### REQUIRED TASK
Retype the complete listing exactly as it appears.

----------

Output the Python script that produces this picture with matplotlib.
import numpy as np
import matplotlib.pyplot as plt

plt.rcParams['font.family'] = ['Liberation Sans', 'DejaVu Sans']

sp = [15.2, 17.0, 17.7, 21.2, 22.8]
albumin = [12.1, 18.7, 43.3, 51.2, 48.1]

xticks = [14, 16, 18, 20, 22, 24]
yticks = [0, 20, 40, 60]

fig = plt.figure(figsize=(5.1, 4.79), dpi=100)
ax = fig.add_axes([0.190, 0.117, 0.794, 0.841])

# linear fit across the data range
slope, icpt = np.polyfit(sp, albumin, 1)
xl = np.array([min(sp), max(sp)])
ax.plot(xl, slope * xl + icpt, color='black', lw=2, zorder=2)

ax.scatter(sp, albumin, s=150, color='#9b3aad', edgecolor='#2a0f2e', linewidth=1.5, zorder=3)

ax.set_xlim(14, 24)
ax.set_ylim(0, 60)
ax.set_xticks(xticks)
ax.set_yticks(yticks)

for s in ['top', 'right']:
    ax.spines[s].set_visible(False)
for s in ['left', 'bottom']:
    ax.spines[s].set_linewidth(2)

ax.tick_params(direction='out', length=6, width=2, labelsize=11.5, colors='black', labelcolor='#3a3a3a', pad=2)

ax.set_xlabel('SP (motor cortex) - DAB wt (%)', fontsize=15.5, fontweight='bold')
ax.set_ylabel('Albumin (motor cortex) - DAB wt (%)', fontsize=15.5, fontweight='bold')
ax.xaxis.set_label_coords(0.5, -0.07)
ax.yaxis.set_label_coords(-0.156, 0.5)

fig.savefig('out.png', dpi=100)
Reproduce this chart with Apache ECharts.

----------

### EXERCISE OUTPUT
Output the Python script that produces this picture with matplotlib.
import numpy as np
import matplotlib.pyplot as plt

plt.rcParams['font.family'] = ['Liberation Sans', 'DejaVu Sans']

sp = [15.2, 17.0, 17.7, 21.2, 22.8]
albumin = [12.1, 18.7, 43.3, 51.2, 48.1]

xticks = [14, 16, 18, 20, 22, 24]
yticks = [0, 20, 40, 60]

fig = plt.figure(figsize=(5.1, 4.79), dpi=100)
ax = fig.add_axes([0.190, 0.117, 0.794, 0.841])

# linear fit across the data range
slope, icpt = np.polyfit(sp, albumin, 1)
xl = np.array([min(sp), max(sp)])
ax.plot(xl, slope * xl + icpt, color='black', lw=2, zorder=2)

ax.scatter(sp, albumin, s=150, color='#9b3aad', edgecolor='#2a0f2e', linewidth=1.5, zorder=3)

ax.set_xlim(14, 24)
ax.set_ylim(0, 60)
ax.set_xticks(xticks)
ax.set_yticks(yticks)

for s in ['top', 'right']:
    ax.spines[s].set_visible(False)
for s in ['left', 'bottom']:
    ax.spines[s].set_linewidth(2)

ax.tick_params(direction='out', length=6, width=2, labelsize=11.5, colors='black', labelcolor='#3a3a3a', pad=2)

ax.set_xlabel('SP (motor cortex) - DAB wt (%)', fontsize=15.5, fontweight='bold')
ax.set_ylabel('Albumin (motor cortex) - DAB wt (%)', fontsize=15.5, fontweight='bold')
ax.xaxis.set_label_coords(0.5, -0.07)
ax.yaxis.set_label_coords(-0.156, 0.5)

fig.savefig('out.png', dpi=100)
Reproduce this chart with Apache ECharts.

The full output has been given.